■ **EXERCISE DETAILS**: Please give the count of lines holding the string "React" and nothing besides.

■ **AVAILABLE DATA**:
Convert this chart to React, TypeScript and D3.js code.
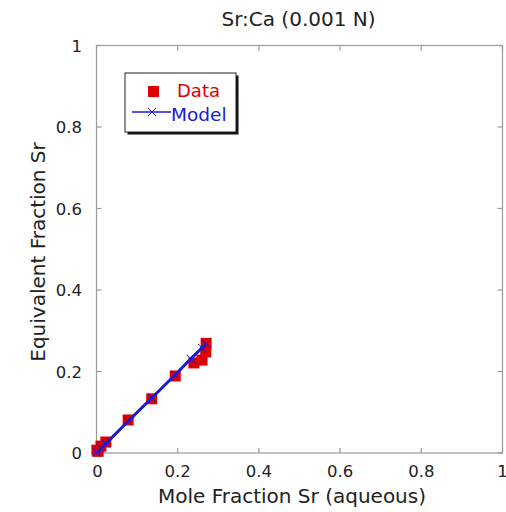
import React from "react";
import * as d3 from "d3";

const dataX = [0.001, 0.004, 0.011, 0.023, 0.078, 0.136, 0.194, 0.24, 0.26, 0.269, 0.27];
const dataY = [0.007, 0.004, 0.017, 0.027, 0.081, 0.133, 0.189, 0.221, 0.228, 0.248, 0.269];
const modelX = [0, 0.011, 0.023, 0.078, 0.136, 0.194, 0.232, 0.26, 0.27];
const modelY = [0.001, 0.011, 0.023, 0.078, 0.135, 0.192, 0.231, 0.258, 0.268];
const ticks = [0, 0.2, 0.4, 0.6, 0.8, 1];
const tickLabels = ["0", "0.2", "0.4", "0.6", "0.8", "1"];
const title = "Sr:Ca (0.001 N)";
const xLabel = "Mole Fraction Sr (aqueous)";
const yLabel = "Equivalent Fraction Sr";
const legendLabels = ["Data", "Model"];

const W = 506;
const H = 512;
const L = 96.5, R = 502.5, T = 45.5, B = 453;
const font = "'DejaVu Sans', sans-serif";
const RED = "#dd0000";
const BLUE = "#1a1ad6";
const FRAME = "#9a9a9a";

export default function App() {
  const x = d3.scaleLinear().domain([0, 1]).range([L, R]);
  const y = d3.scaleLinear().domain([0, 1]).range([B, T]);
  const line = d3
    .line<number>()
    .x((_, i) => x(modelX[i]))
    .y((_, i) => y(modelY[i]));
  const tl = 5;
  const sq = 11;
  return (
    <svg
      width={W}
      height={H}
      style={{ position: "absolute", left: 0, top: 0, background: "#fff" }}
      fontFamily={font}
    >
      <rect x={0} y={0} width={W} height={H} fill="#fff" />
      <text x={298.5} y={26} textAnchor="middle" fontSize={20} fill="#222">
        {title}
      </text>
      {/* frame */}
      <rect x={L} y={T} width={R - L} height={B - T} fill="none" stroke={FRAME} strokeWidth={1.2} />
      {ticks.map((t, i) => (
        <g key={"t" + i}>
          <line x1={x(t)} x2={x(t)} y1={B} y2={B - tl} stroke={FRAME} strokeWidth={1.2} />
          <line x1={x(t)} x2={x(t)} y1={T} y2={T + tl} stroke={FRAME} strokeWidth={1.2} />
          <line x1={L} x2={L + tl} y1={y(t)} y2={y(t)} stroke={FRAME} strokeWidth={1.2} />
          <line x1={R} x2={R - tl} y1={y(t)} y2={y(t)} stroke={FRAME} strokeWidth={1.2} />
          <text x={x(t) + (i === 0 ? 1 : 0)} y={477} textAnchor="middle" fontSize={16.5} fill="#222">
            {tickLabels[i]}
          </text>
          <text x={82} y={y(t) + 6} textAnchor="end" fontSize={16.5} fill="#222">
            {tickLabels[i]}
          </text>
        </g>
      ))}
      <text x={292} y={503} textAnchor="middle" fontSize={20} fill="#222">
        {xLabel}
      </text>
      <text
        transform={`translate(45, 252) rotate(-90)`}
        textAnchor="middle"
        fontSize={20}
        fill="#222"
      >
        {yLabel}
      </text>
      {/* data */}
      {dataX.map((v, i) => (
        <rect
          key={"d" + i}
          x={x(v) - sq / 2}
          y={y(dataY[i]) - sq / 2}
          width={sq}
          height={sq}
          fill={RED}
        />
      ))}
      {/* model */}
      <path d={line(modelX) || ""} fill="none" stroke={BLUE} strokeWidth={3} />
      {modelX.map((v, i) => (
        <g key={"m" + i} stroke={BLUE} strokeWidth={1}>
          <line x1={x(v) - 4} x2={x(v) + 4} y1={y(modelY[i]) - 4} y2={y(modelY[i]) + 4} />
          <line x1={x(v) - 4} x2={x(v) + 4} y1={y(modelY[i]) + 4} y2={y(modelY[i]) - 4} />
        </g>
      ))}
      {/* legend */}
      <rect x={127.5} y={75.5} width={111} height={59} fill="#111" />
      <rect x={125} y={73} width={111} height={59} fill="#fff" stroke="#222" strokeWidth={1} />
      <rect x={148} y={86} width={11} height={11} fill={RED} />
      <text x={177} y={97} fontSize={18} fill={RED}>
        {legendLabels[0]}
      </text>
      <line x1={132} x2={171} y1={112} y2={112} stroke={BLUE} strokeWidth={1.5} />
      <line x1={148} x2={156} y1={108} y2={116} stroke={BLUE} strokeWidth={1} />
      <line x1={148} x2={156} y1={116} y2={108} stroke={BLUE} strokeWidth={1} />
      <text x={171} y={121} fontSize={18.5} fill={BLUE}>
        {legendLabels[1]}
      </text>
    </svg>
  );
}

■ **EXERCISE SOLUTION**: 2